* Provided material *
********************

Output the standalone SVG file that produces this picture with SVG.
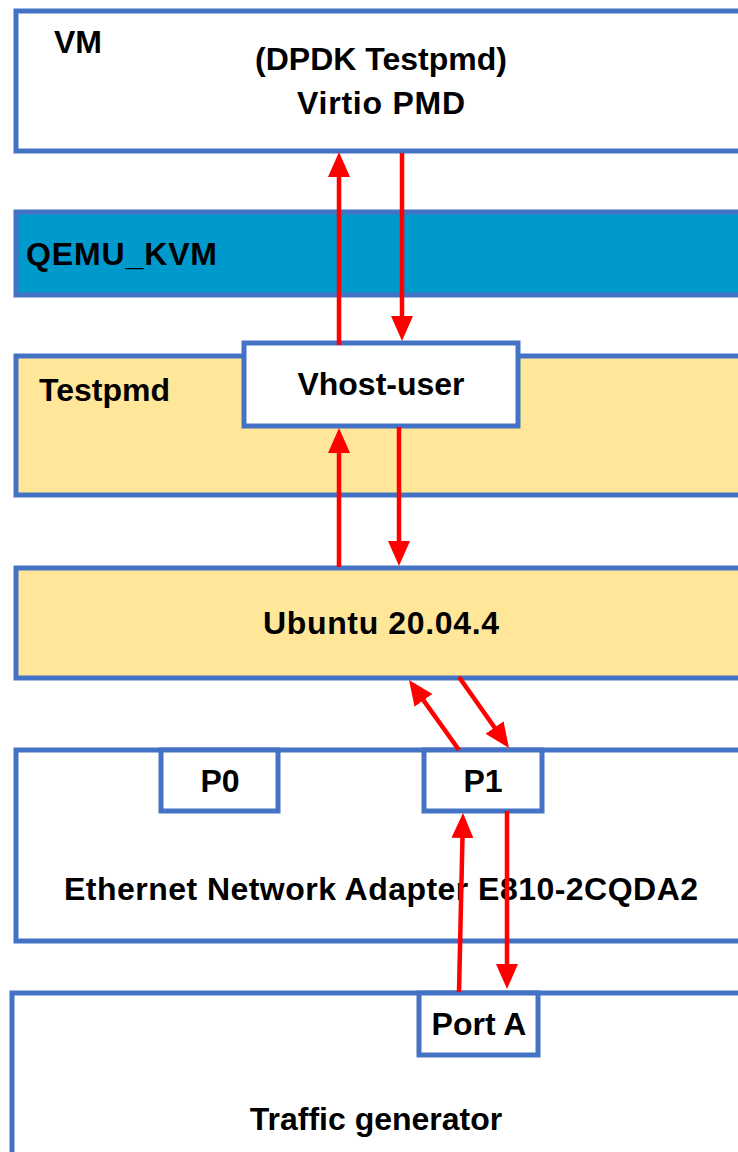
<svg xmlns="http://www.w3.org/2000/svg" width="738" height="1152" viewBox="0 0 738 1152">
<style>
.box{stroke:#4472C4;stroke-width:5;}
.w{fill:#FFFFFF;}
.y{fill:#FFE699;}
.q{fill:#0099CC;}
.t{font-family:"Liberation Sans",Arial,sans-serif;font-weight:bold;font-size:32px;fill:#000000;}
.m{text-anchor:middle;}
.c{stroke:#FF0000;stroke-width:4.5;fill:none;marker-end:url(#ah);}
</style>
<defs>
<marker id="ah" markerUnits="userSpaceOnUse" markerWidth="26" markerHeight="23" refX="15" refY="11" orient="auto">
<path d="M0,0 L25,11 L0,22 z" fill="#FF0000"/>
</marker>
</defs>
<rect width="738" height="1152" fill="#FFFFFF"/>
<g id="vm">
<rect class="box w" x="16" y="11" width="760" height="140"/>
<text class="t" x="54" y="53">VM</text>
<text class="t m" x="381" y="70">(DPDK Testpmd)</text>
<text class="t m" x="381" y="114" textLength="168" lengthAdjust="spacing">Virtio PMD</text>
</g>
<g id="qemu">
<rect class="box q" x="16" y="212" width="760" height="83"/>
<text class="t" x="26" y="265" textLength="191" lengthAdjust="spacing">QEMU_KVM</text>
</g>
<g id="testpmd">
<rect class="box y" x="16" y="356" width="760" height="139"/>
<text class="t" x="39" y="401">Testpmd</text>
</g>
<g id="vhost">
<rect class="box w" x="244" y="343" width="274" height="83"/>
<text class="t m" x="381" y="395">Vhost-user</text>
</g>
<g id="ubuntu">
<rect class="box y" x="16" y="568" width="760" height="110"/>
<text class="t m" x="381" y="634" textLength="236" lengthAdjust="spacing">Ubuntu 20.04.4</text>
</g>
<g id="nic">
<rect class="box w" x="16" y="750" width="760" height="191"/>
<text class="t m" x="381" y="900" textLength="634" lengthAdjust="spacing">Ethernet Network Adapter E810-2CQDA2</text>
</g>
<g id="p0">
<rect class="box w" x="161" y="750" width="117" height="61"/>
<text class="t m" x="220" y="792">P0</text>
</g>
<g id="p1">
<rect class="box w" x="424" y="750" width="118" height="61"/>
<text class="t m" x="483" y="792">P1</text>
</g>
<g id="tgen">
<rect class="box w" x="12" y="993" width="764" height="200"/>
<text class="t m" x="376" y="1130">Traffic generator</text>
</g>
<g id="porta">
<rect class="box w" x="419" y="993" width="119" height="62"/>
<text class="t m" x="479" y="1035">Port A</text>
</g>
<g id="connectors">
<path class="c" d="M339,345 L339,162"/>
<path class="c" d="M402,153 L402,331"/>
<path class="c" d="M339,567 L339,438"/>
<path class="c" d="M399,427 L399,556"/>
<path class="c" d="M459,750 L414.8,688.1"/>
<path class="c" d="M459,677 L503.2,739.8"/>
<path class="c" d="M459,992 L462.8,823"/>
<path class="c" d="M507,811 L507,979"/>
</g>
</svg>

********************

* What is required *
Extract the full listing exactly, with the pictures left out.

* Correct response *
Output the standalone SVG file that produces this picture with SVG.
<svg xmlns="http://www.w3.org/2000/svg" width="738" height="1152" viewBox="0 0 738 1152">
<style>
.box{stroke:#4472C4;stroke-width:5;}
.w{fill:#FFFFFF;}
.y{fill:#FFE699;}
.q{fill:#0099CC;}
.t{font-family:"Liberation Sans",Arial,sans-serif;font-weight:bold;font-size:32px;fill:#000000;}
.m{text-anchor:middle;}
.c{stroke:#FF0000;stroke-width:4.5;fill:none;marker-end:url(#ah);}
</style>
<defs>
<marker id="ah" markerUnits="userSpaceOnUse" markerWidth="26" markerHeight="23" refX="15" refY="11" orient="auto">
<path d="M0,0 L25,11 L0,22 z" fill="#FF0000"/>
</marker>
</defs>
<rect width="738" height="1152" fill="#FFFFFF"/>
<g id="vm">
<rect class="box w" x="16" y="11" width="760" height="140"/>
<text class="t" x="54" y="53">VM</text>
<text class="t m" x="381" y="70">(DPDK Testpmd)</text>
<text class="t m" x="381" y="114" textLength="168" lengthAdjust="spacing">Virtio PMD</text>
</g>
<g id="qemu">
<rect class="box q" x="16" y="212" width="760" height="83"/>
<text class="t" x="26" y="265" textLength="191" lengthAdjust="spacing">QEMU_KVM</text>
</g>
<g id="testpmd">
<rect class="box y" x="16" y="356" width="760" height="139"/>
<text class="t" x="39" y="401">Testpmd</text>
</g>
<g id="vhost">
<rect class="box w" x="244" y="343" width="274" height="83"/>
<text class="t m" x="381" y="395">Vhost-user</text>
</g>
<g id="ubuntu">
<rect class="box y" x="16" y="568" width="760" height="110"/>
<text class="t m" x="381" y="634" textLength="236" lengthAdjust="spacing">Ubuntu 20.04.4</text>
</g>
<g id="nic">
<rect class="box w" x="16" y="750" width="760" height="191"/>
<text class="t m" x="381" y="900" textLength="634" lengthAdjust="spacing">Ethernet Network Adapter E810-2CQDA2</text>
</g>
<g id="p0">
<rect class="box w" x="161" y="750" width="117" height="61"/>
<text class="t m" x="220" y="792">P0</text>
</g>
<g id="p1">
<rect class="box w" x="424" y="750" width="118" height="61"/>
<text class="t m" x="483" y="792">P1</text>
</g>
<g id="tgen">
<rect class="box w" x="12" y="993" width="764" height="200"/>
<text class="t m" x="376" y="1130">Traffic generator</text>
</g>
<g id="porta">
<rect class="box w" x="419" y="993" width="119" height="62"/>
<text class="t m" x="479" y="1035">Port A</text>
</g>
<g id="connectors">
<path class="c" d="M339,345 L339,162"/>
<path class="c" d="M402,153 L402,331"/>
<path class="c" d="M339,567 L339,438"/>
<path class="c" d="M399,427 L399,556"/>
<path class="c" d="M459,750 L414.8,688.1"/>
<path class="c" d="M459,677 L503.2,739.8"/>
<path class="c" d="M459,992 L462.8,823"/>
<path class="c" d="M507,811 L507,979"/>
</g>
</svg>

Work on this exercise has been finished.